# INSTRUCTION:
Print the lines that start the entries and continue through the one holding "from bokeh.resources import INLINE", please, exactly and with the pictures omitted.

* start MATERIAL TO PROCESS *

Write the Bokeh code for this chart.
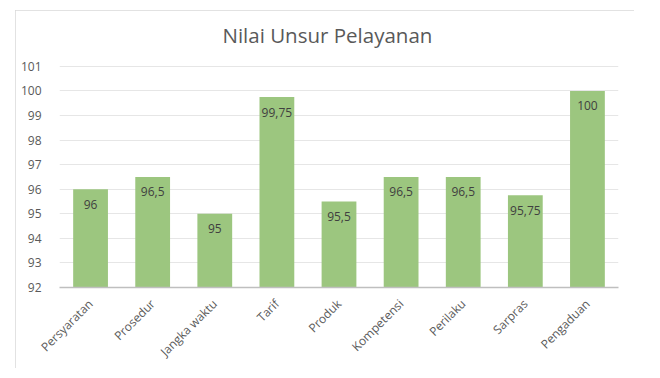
import math
from bokeh.plotting import figure
from bokeh.models import ColumnDataSource, LabelSet, Label, FixedTicker, Range1d
from bokeh.core.properties import value
from bokeh.embed import file_html
from bokeh.resources import INLINE

title_text = "Nilai Unsur Pelayanan"
categories = ["Persyaratan", "Prosedur", "Jangka waktu", "Tarif", "Produk",
              "Kompetensi", "Perilaku", "Sarpras", "Pengaduan"]
values = [96, 96.5, 95, 99.75, 95.5, 96.5, 96.5, 95.75, 100]
labels = ["96", "96,5", "95", "99,75", "95,5", "96,5", "96,5", "95,75", "100"]
y_ticks = [92, 93, 94, 95, 96, 97, 98, 99, 100, 101]
y_min, y_max = 92, 101

# geometry (pixels inside the chart box)
W, H = 619, 358
top_pad, bottom_pad = 10, 80
axis_px = 222  # pixel height of the 92..101 span
frame_h = H - top_pad - bottom_pad
y_top = y_min + frame_h * (y_max - y_min) / axis_px

source = ColumnDataSource(dict(cat=categories, val=values, lab=labels,
                               base=[y_min] * len(values)))

p = figure(x_range=categories, y_range=Range1d(y_min, y_top), width=W, height=H,
           output_backend="svg", toolbar_location=None,
           min_border_left=44, min_border_right=16, min_border_top=top_pad,
           min_border_bottom=bottom_pad)
p.styles = {"transform": "translate(15px, 10px)",
            "outline": "1px solid #d9d9d9", "outline-offset": "-1px"}

p.vbar(x="cat", top="val", bottom="base", width=0.56, source=source,
       fill_color="#9CC67F", line_color=None)

p.add_layout(LabelSet(x="cat", y="val", text="lab", source=source,
                      text_align="center", text_baseline="middle", y_offset=-15,
                      text_font=value("Open Sans"), text_font_size=value("12px"),
                      text_color="#404040"))

p.add_layout(Label(x=163, y=253, x_units="screen", y_units="screen",
                   text=title_text, text_font="Open Sans",
                   text_font_size="20.5px", text_color="#595959",
                   text_align="left", text_baseline="alphabetic"))

p.outline_line_color = None
p.xgrid.grid_line_color = None
p.ygrid.grid_line_color = "#e6e6e6"
p.yaxis.ticker = FixedTicker(ticks=y_ticks)
p.ygrid.ticker = FixedTicker(ticks=y_ticks)
p.yaxis.axis_line_color = None
p.yaxis.major_tick_line_color = None
p.yaxis.minor_tick_line_color = None
p.yaxis.major_label_text_font = "Open Sans"
p.yaxis.major_label_text_font_size = "12px"
p.yaxis.major_label_text_color = "#595959"
p.yaxis.major_label_standoff = 12

p.xaxis.axis_line_color = "#bfbfbf"
p.xaxis.axis_line_width = 1.5
p.xaxis.major_tick_line_color = None
p.xaxis.minor_tick_line_color = None
p.xaxis.major_label_orientation = math.pi / 4
p.xaxis.major_label_text_font = "Open Sans"
p.xaxis.major_label_text_font_size = "12px"
p.xaxis.major_label_text_color = "#595959"
p.xaxis.major_label_standoff = 8

open("out.html", "w").write(file_html(p, INLINE))
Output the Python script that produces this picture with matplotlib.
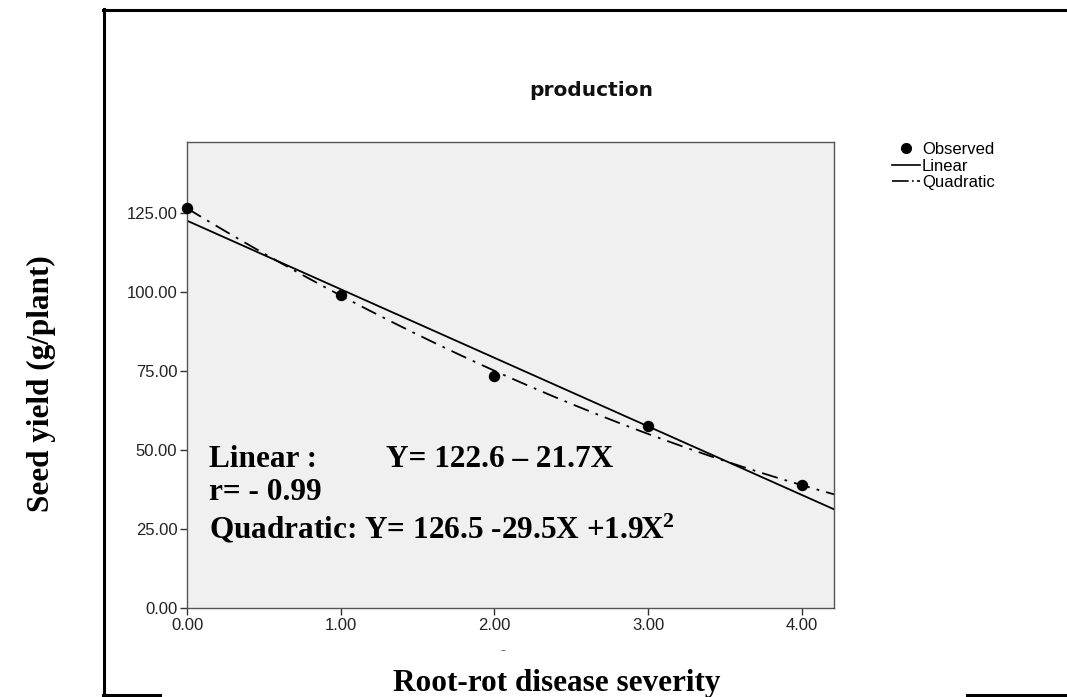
import numpy as np
import matplotlib
matplotlib.use("Agg")
import matplotlib.pyplot as plt
from matplotlib.lines import Line2D

plt.rcParams["mathtext.fontset"] = "custom"
plt.rcParams["mathtext.rm"] = "Liberation Serif:bold"
plt.rcParams["mathtext.bf"] = "Liberation Serif:bold"
plt.rcParams["mathtext.it"] = "Liberation Serif:bold"

# Data
severity = [0.0, 1.0, 2.0, 3.0, 4.0]
seed_yield = [126.5, 99.0, 73.5, 57.5, 39.0]
linear_coef = [122.6, -21.7]          # a + b X
quad_coef = [126.5, -29.5, 1.9]       # a + b X + c X^2
x_ticks = [0.0, 1.0, 2.0, 3.0, 4.0]
y_ticks = [0.0, 25.0, 50.0, 75.0, 100.0, 125.0]

W, H = 1067, 697
fx = lambda px: px / W
fy = lambda py: 1 - py / H

fig = plt.figure(figsize=(10.67, 6.97), dpi=100)
fig.patch.set_facecolor("white")
ax = fig.add_axes([fx(187), fy(608), (834 - 187) / W, (608 - 142) / H])
ax.set_facecolor("#f0f0f0")

xs = np.linspace(0, 4.21, 200)
lin = linear_coef[0] + linear_coef[1] * xs
quad = quad_coef[0] + quad_coef[1] * xs + quad_coef[2] * xs ** 2

ax.plot(xs, lin, color="black", lw=1.3, zorder=2)
ax.plot(xs, quad, color="black", lw=1.3, linestyle=(0, (9, 4, 1.5, 4)),
        zorder=2)
ax.plot(severity, seed_yield, "o", color="black", markersize=7.2,
        zorder=3, clip_on=False)

ax.set_xlim(0, 4.21)
ax.set_ylim(0, 147.5)
ax.set_xticks(x_ticks)
ax.set_xticklabels([f"{v:.2f}" for v in x_ticks], fontsize=12,
                   family="Liberation Sans", color="#222222")
ax.set_yticks(y_ticks)
ax.set_yticklabels([f"{v:.2f}" for v in y_ticks], fontsize=12,
                   family="Liberation Sans", color="#222222")
ax.tick_params(direction="out", length=5, width=1, color="#333333", pad=2)
for s in ax.spines.values():
    s.set_color("#555555")
    s.set_linewidth(1.0)

# Title
fig.text(fx(591), fy(91), "production", ha="center", va="center",
         fontsize=14.5, fontweight="bold", family="DejaVu Sans",
         color="#111111")

# Legend
handles = [
    Line2D([], [], marker="o", color="black", linestyle="none", markersize=7),
    Line2D([], [], color="black", lw=1.2),
    Line2D([], [], color="black", lw=1.2, linestyle=(0, (10, 2, 1, 2))),
]
fig.legend(handles, ["Observed", "Linear", "Quadratic"],
           loc="upper left", bbox_to_anchor=(fx(892), fy(142)),
           frameon=False, prop={"family": "Liberation Sans", "size": 12},
           handlelength=1.65, handletextpad=0.15, labelspacing=0.1,
           borderpad=0, borderaxespad=0)

# Annotations
tkw = dict(fontsize=22.5, fontweight="bold", family="Liberation Serif",
           color="black", va="baseline", ha="left")
fig.text(fx(209), fy(467), "Linear :", **tkw)
fig.text(fx(386), fy(467), "Y= 122.6 \u2013 21.7X", **tkw)
fig.text(fx(209), fy(500), "r= - 0.99", **tkw)
fig.text(fx(209), fy(538),
         r"Quadratic: Y= 126.5 -29.5X +1.9X$^{\mathbf{2}}$", **tkw)

# Axis labels
fig.text(fx(557), fy(691), "Root-rot disease severity",
         ha="center", va="baseline", fontsize=22.5, fontweight="bold",
         family="Liberation Serif")
fig.text(fx(41), fy(384), "Seed yield (g/plant)", rotation=90,
         ha="center", va="center", fontsize=22.5, fontweight="bold",
         family="Liberation Serif")
fig.text(fx(503), fy(650), "\u2013", ha="center", va="center",
         fontsize=7, color="#555555", family="DejaVu Sans")

# Outer frame
lw = 2.2
fig.add_artist(Line2D([fx(103), 1.0], [fy(9.5), fy(9.5)],
                      color="black", lw=lw, transform=fig.transFigure))
fig.add_artist(Line2D([fx(104), fx(104)], [fy(8.5), fy(697)],
                      color="black", lw=lw, transform=fig.transFigure))
fig.add_artist(Line2D([fx(103), fx(160)], [fy(695), fy(695)],
                      color="black", lw=lw, transform=fig.transFigure))
fig.add_artist(Line2D([fx(967), 1.0], [fy(695), fy(695)],
                      color="black", lw=lw, transform=fig.transFigure))

fig.savefig("out.png", dpi=100)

* end MATERIAL TO PROCESS *

# EXPECTED ANSWER:
Write the Bokeh code for this chart.
import math
from bokeh.plotting import figure
from bokeh.models import ColumnDataSource, LabelSet, Label, FixedTicker, Range1d
from bokeh.core.properties import value
from bokeh.embed import file_html
from bokeh.resources import INLINE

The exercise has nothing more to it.